The Convent of the Pure
Written by: Sara M Harvey
Published by: Apex Publications (April 1, 2009)
Page Count: 152
Where to buy:
Apex Publications, Amazon, and other fine book retailers
Secrets and illusions abound in a decaying convent wrapped in dark magic and scented with blood. Portia came to the convent with the ghost of Imogen, the lover she failed to protect in life. Now, the spell casting caste wants to make sure that neither she nor her spirit ever leave.
Portia’s ignorance of her own power may be even more deadly than those who conspire against her as she fights to fulfill her sworn duty to protect humankind in a battle against dark illusions and painful realities.
Steeped in the legends of the Nephilim, The Convent of the Pure is the first installment of a steampunk novella trilogy by Sara M. Harvey.
Hello Ghouls and Boils,
A personal note before I begin… yesterday our little kitten Sophie got out while we were running errands. Our best guess is she snuck past my Father-in-Law when he was checking the mail. So please send good thoughts, prayers, spells, or whatever juju you can cook up to help bring out little one home.
Now back to business…. Tonight I give you another review from our wicked worker – Heather Royston. She is going to talk about “The Convent of Pure”, the prequel to a book she previously reviewed here at SNS.
Don’t forget, tomorrow our 13 Days of Halloween Celebration will begin. So be sure to visit and see if you can win our first tricky trivia! I will also be reviewing Strange Aeon‘s latest issue — I am almost through with my second read and let me tell you it is full of goodies.
Until then, I will leave it to Ms. Heather. Enjoy, my fiends!
Sarah L. Covert
The Convent of the Pure is the first book in a series, of which I have already read (and reviewed) the second. As you may know, I really enjoyed The Labyrinth of the Dead so I was looking forward to reading this. I was not disappointed.
The story opens with our hero, Portia Gyony, hunting down a demon. She is aided by Imogen, her childhood sweetheart and one true love. Imogen watches over Portia as a spirit, having died two years prior. Portia blames herself for her death and will not have forgiveness.

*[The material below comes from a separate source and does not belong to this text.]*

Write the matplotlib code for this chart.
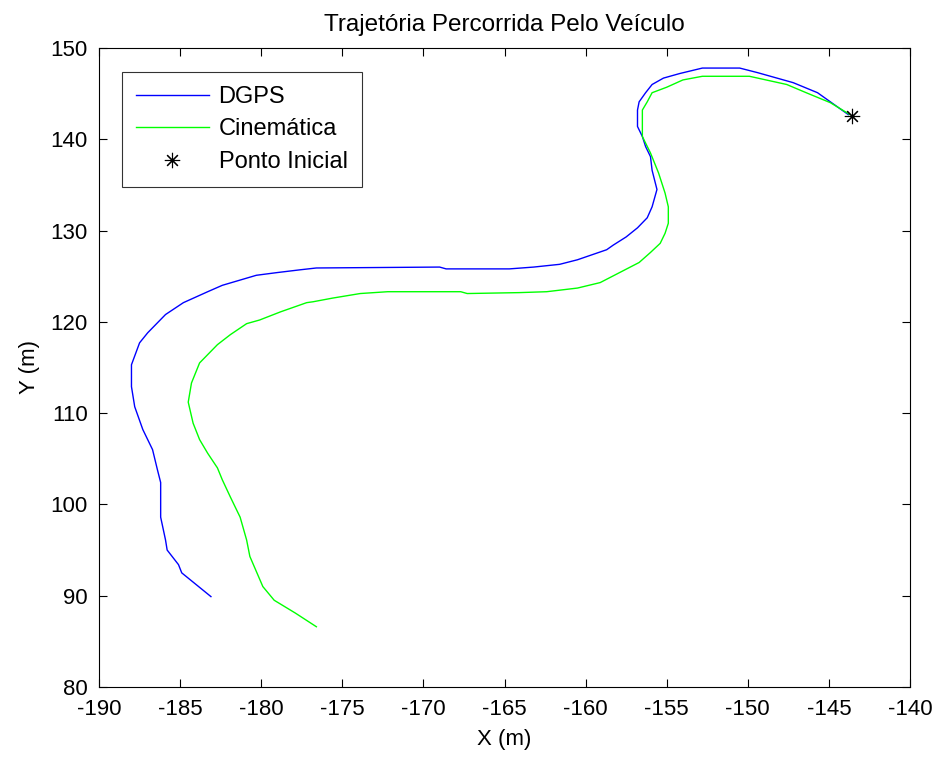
import matplotlib
matplotlib.use("Agg")
import matplotlib.pyplot as plt

# trajetoria DGPS (do ponto inicial ate o fim)
dgps_x = [-143.8, -145.7, -147.2, -148.4, -149.4, -150.5, -152.8, -154.2, -155.2, -155.9,
          -156.3, -156.7, -156.8, -156.8, -156.5, -156.3, -156.0, -155.9, -155.7, -155.6,
          -155.9, -156.2, -156.8, -157.5, -158.3, -158.7, -160.5, -161.6, -163.2, -164.7,
          -168.6, -169.0, -176.6, -177.6, -179.0, -180.3, -182.4, -183.3, -184.8, -185.9,
          -187.0, -187.5, -188.0, -188.0, -187.8, -187.3, -186.7, -186.4, -186.2, -186.2,
          -185.9, -185.8, -185.1, -184.9, -184.0, -183.1]
dgps_y = [142.7, 145.1, 146.2, 146.8, 147.3, 147.8, 147.8, 147.2, 146.7, 146.0,
          145.1, 144.1, 143.2, 141.4, 140.3, 139.2, 138.1, 136.6, 135.2, 134.5,
          132.6, 131.4, 130.3, 129.3, 128.4, 127.9, 126.8, 126.3, 126.0, 125.8,
          125.8, 126.0, 125.9, 125.7, 125.4, 125.1, 124.0, 123.3, 122.1, 120.8,
          118.8, 117.7, 115.3, 112.9, 110.7, 108.2, 106.0, 103.8, 102.4, 98.6,
          96.1, 95.0, 93.4, 92.5, 91.2, 89.9]

# trajetoria do modelo cinematico
cin_x = [-143.7, -144.9, -146.4, -147.6, -149.9, -152.8, -154.0, -155.0, -155.9, -156.2,
         -156.5, -156.5, -156.0, -155.5, -155.1, -154.9, -154.9, -155.1, -155.4, -156.0,
         -156.7, -157.9, -159.1, -160.5, -162.4, -164.1, -167.3, -167.7, -172.2, -173.9,
         -175.6, -176.8, -177.2, -178.8, -180.1, -180.9, -181.9, -182.7, -183.8, -184.3,
         -184.5, -184.2, -183.8, -183.3, -182.7, -182.4, -181.9, -181.3, -180.9, -180.7,
         -179.9, -179.2, -177.9, -176.6]
cin_y = [142.7, 144.0, 145.1, 146.0, 146.9, 146.9, 146.5, 145.7, 145.1, 144.1,
         143.2, 140.3, 138.5, 136.3, 134.1, 132.6, 130.8, 129.7, 128.6, 127.6,
         126.5, 125.4, 124.3, 123.7, 123.3, 123.2, 123.1, 123.3, 123.3, 123.1,
         122.6, 122.2, 122.1, 121.1, 120.2, 119.8, 118.6, 117.5, 115.5, 113.3,
         111.2, 108.9, 107.1, 105.6, 104.0, 102.7, 100.8, 98.6, 96.1, 94.3,
         91.0, 89.5, 88.1, 86.6]

inicio_x = [-143.6]
inicio_y = [142.6]

plt.rcParams['font.family'] = ['Liberation Sans', 'DejaVu Sans']
plt.rcParams['axes.unicode_minus'] = False

fig = plt.figure(figsize=(9.36, 7.58), dpi=100)
ax = fig.add_axes([0.1058, 0.0937, 0.8664, 0.843])

ax.plot(dgps_x, dgps_y, color='#0000ff', lw=1, label='DGPS')
ax.plot(cin_x, cin_y, color='#00ff00', lw=1, label='Cinemática')
# asterisco estilo matlab
ax.plot(inicio_x, inicio_y, color='black', marker=(8, 2, 0), ls='none', markersize=11,
        markeredgewidth=0.8, label='Ponto Inicial')

ax.set_xlim(-190, -140)
ax.set_ylim(80, 150)
ax.set_xticks(range(-190, -139, 5))
ax.set_yticks(range(80, 151, 10))
ax.tick_params(direction='in', top=True, right=True, labelsize=16, length=6, width=0.8)
ax.tick_params(axis='x', pad=9)
ax.tick_params(axis='y', pad=8)
for s in ax.spines.values():
    s.set_linewidth(0.8)
ax.set_xlabel('X (m)', fontsize=16, labelpad=6)
ax.set_ylabel('Y (m)', fontsize=16, labelpad=8)
ax.set_title('Trajetória Percorrida Pelo Veículo', fontsize=17.5, pad=12)

leg = ax.legend(loc='upper left', bbox_to_anchor=(0.028, 0.963), fontsize=17,
                handlelength=3.1, handletextpad=0.4, frameon=True, fancybox=False,
                borderpad=0.6, labelspacing=0.45, borderaxespad=0, edgecolor='black')
leg.get_frame().set_linewidth(0.8)

fig.savefig('out.png', dpi=100)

After having dispatched the fiend, Portia returns to her home in the chapter house where she is questioned by Lady Hester, the leader of the chapterhouse and her foster mother, about the nights events. She is then met by her foster brother Nigel, a member of the sorcerer clan Aldias. They have a conversation during which it is made clear that Portia does not care for Nigel at all and that Nigel is up to something. By the time he leaves, Portia is quite upset and very suspicious.
The next morning, Portia is called out on a cryptic mission. As she makes her way to the origin of the distress call, she is told by a fruit seller that she is headed somewhere very dangerous and should turn back. Of course, being her sworn duty to answer a call for help she cannot. Portia and Imogen press on. When they reach their destination, what they discover changes the course of Portia’s life forever and the truth of her, and Imogen’s past is uncovered.

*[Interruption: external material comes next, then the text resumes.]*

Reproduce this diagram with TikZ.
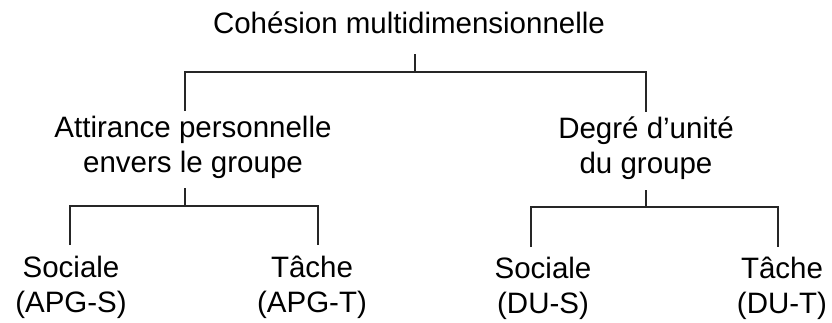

This book is absolutely filled with suspense. Even knowing what happens in the second book couldn’t keep me from desperately wanting to spend every moment curled up with it, following Portia through her ordeal.
Sara M. Harvey does a fantastic job of introducing her characters and universe without going through chapter after chapter of back story and legends. The one time she does have to its unavoidable and is done very well, explaining nearly everything in a few short paragraphs and not boring the reader or taking away from the main story. She makes you care about each character, including her villains. You feel every pain and triumph along with them.
The world of the Nephilim is both beautiful and savage, one where the ladies wear corsets but as armor rather than under garments. I loved this book, as I loved its sequel and I cannot wait to start the final installment.The Convent of the Pure gets four out of five tentacles.